Cowen replaced Bertie Ahern as prime minister only two months ago but has held most of the main offices of state and was foreign minister when Ireland held the EU presidency in 2004.
He said he was deeply disappointed by the "No" vote on a replacement for the EU constitution rejected by French and Dutch voters in 2005 but that solutions could not be predetermined.
"I fully respect the verdict of the Irish people, and I have made that clear to my European colleagues," Cowen wrote. "And I have made clear that I expect them to do likewise.
The treaty, which is the result of eight years of diplomatic wrangling cannot come into force until it has been ratified by all member states but Cowen said it would take time to analyse the result of the referendum and determine the best way forward.

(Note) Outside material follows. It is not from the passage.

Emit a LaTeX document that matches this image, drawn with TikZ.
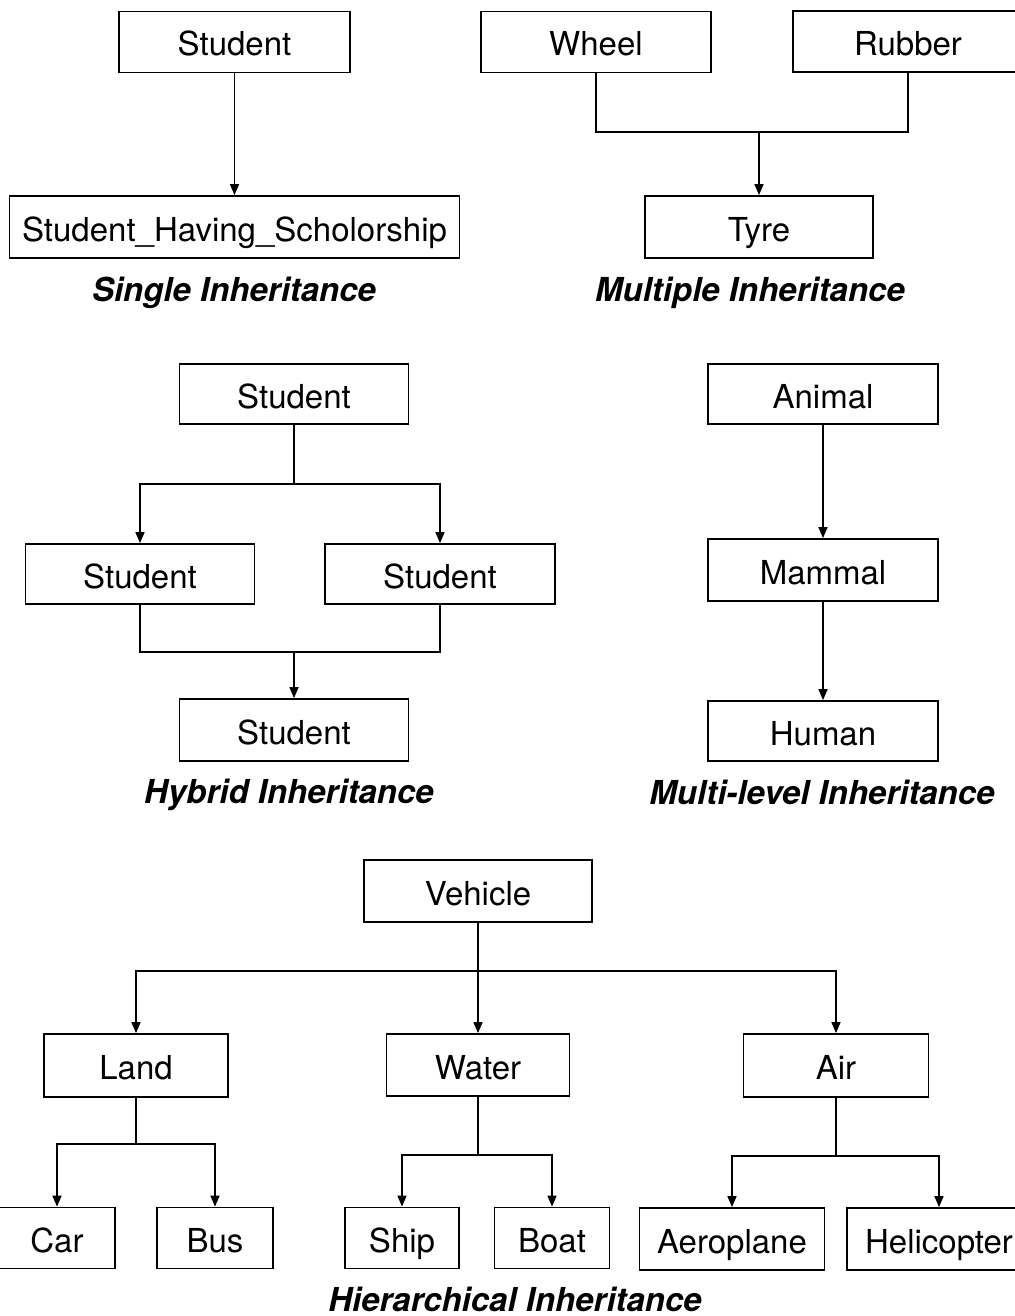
\documentclass[tikz,border=0pt]{standalone}
\usepackage{fontspec}
\setmainfont{TeX Gyre Heros}
\usetikzlibrary{arrows.meta}
\tikzset{
  cls/.style={draw, line width=1.8pt, inner sep=0pt, text height=28pt, text depth=0pt,
    font=\fontsize{33}{40}\selectfont, minimum height=61pt},
  captxt/.style={anchor=base, font=\fontsize{33}{40}\selectfont\bfseries\itshape},
  link/.style={line width=1.6pt},
  arr/.style={line width=1.6pt, -{Triangle[length=11pt,width=9pt]}},
}
\begin{document}
\begin{tikzpicture}[x=1pt,y=-1pt]
\useasboundingbox (0,0) rectangle (1014,1316);
% Single
\node[cls, minimum width=231pt] (s1) at (234.5,42) {Student};
\node[cls, minimum width=450pt, minimum height=62pt] (s2) at (234.5,227) {Student\_Having\_Scholorship};
\draw[arr] (s1.south) -- (s2.north);
\node[captxt] (c1) at (234,301) {Single Inheritance};
% Multiple
\node[cls, minimum width=230pt] (wheel) at (596,42) {Wheel};
\node[cls, minimum width=230pt] (rubber) at (908,41.5) {Rubber};
\node[cls, minimum width=228pt, minimum height=62pt] (tyre) at (759,227) {Tyre};
\coordinate (mj) at (759,132);
\draw[link] (wheel.south) -- (wheel.south |- mj) -- (rubber.south |- mj) -- (rubber.south);
\draw[arr] (mj) -- (tyre.north);
\node[captxt] (c2) at (750,301) {Multiple Inheritance};
% Hybrid
\node[cls, minimum width=229pt, minimum height=60pt] (h1) at (294,394) {Student};
\node[cls, minimum width=229pt, minimum height=60pt] (h2) at (140,574) {Student};
\node[cls, minimum width=230pt, minimum height=60pt] (h3) at (440,574) {Student};
\node[cls, minimum width=229pt, minimum height=62pt] (h4) at (294,730) {Student};
\coordinate (hj1) at (294,484);
\coordinate (hj2) at (294,652);
\draw[link] (h1.south) -- (hj1);
\draw[arr] (hj1) -- (h2.north |- hj1) -- (h2.north);
\draw[arr] (hj1) -- (h3.north |- hj1) -- (h3.north);
\draw[link] (h2.south) -- (h2.south |- hj2) -- (h3.south |- hj2) -- (h3.south);
\draw[arr] (hj2) -- (h4.north);
\node[captxt] (c3) at (289,803) {Hybrid Inheritance};
% Multi-level
\node[cls, minimum width=230pt, minimum height=60pt] (m1) at (823,394) {Animal};
\node[cls, minimum width=230pt, minimum height=62pt] (m2) at (823,570) {Mammal};
\node[cls, minimum width=230pt, minimum height=60pt] (m3) at (823,731) {Human};
\draw[arr] (m1.south) -- (m2.north);
\draw[arr] (m2.south) -- (m3.north);
\node[captxt] (c4) at (822,804) {Multi-level Inheritance};
% Hierarchical
\node[cls, minimum width=228pt, minimum height=62pt] (veh) at (478,891) {Vehicle};
\node[cls, minimum width=184pt, minimum height=63pt] (land) at (136,1065.5) {Land};
\node[cls, minimum width=183pt, minimum height=62pt] (water) at (478,1065) {Water};
\node[cls, minimum width=185pt, minimum height=63pt] (air) at (836,1065.5) {Air};
\coordinate (vj) at (478,971);
\draw[link] (veh.south) -- (vj);
\draw[arr] (vj) -- (land.north |- vj) -- (land.north);
\draw[arr] (vj) -- (water.north);
\draw[arr] (vj) -- (air.north |- vj) -- (air.north);
\node[cls, minimum width=116pt] (car) at (57,1238) {Car};
\node[cls, minimum width=116pt] (bus) at (215,1238) {Bus};
\node[cls, minimum width=114pt] (ship) at (402,1238) {Ship};
\node[cls, minimum width=115pt] (boat) at (552,1238) {Boat};
\node[cls, minimum width=185pt, minimum height=62pt] (aero) at (732,1239) {Aeroplane};
\node[cls, minimum width=184pt, minimum height=62pt] (heli) at (939,1239) {Helicopter};
\coordinate (lj) at (136,1144);
\coordinate (wj) at (478,1155);
\coordinate (aj) at (836,1156);
\draw[link] (land.south) -- (lj);
\draw[arr] (lj) -- (car.north |- lj) -- (car.north);
\draw[arr] (lj) -- (bus.north |- lj) -- (bus.north);
\draw[link] (water.south) -- (wj);
\draw[arr] (wj) -- (ship.north |- wj) -- (ship.north);
\draw[arr] (wj) -- (boat.north |- wj) -- (boat.north);
\draw[link] (air.south) -- (aj);
\draw[arr] (aj) -- (aero.north |- aj) -- (aero.north);
\draw[arr] (aj) -- (heli.north |- aj) -- (heli.north);
\node[captxt] (c5) at (515,1311) {Hierarchical Inheritance};
\end{tikzpicture}
\end{document}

"We need patience and understanding from our partners over the coming months as we complete that process," Cowen said.
Labour Party leader Eamon Gilmore on Monday accepted an invitation to a one-on-one meeting with Sarkozy. Last week he described a proposed gathering of more than a dozen groups, due to last only an hour, as pointless and arrogant.
"There will be straight talking," said Gilmore, whose party is the third biggest in parliament and backed the treaty.
"There's been a series of interventions by representatives of the French government, some of them before the referendum indeed which I believe contributed in no small measure to the defeat," Gilmore told RTE.
Two days before the June 12 vote, Health Minister Mary Harney called on French Foreign Minister Bernard Kouchner to refrain from making unhelpful comments after he said Ireland would be the first victim of a "No" vote.
Cowen said he would use his meeting with Sarkozy to urge the EU to do more to connect and communicate with citizens to "recover, and retain, their confidence and support."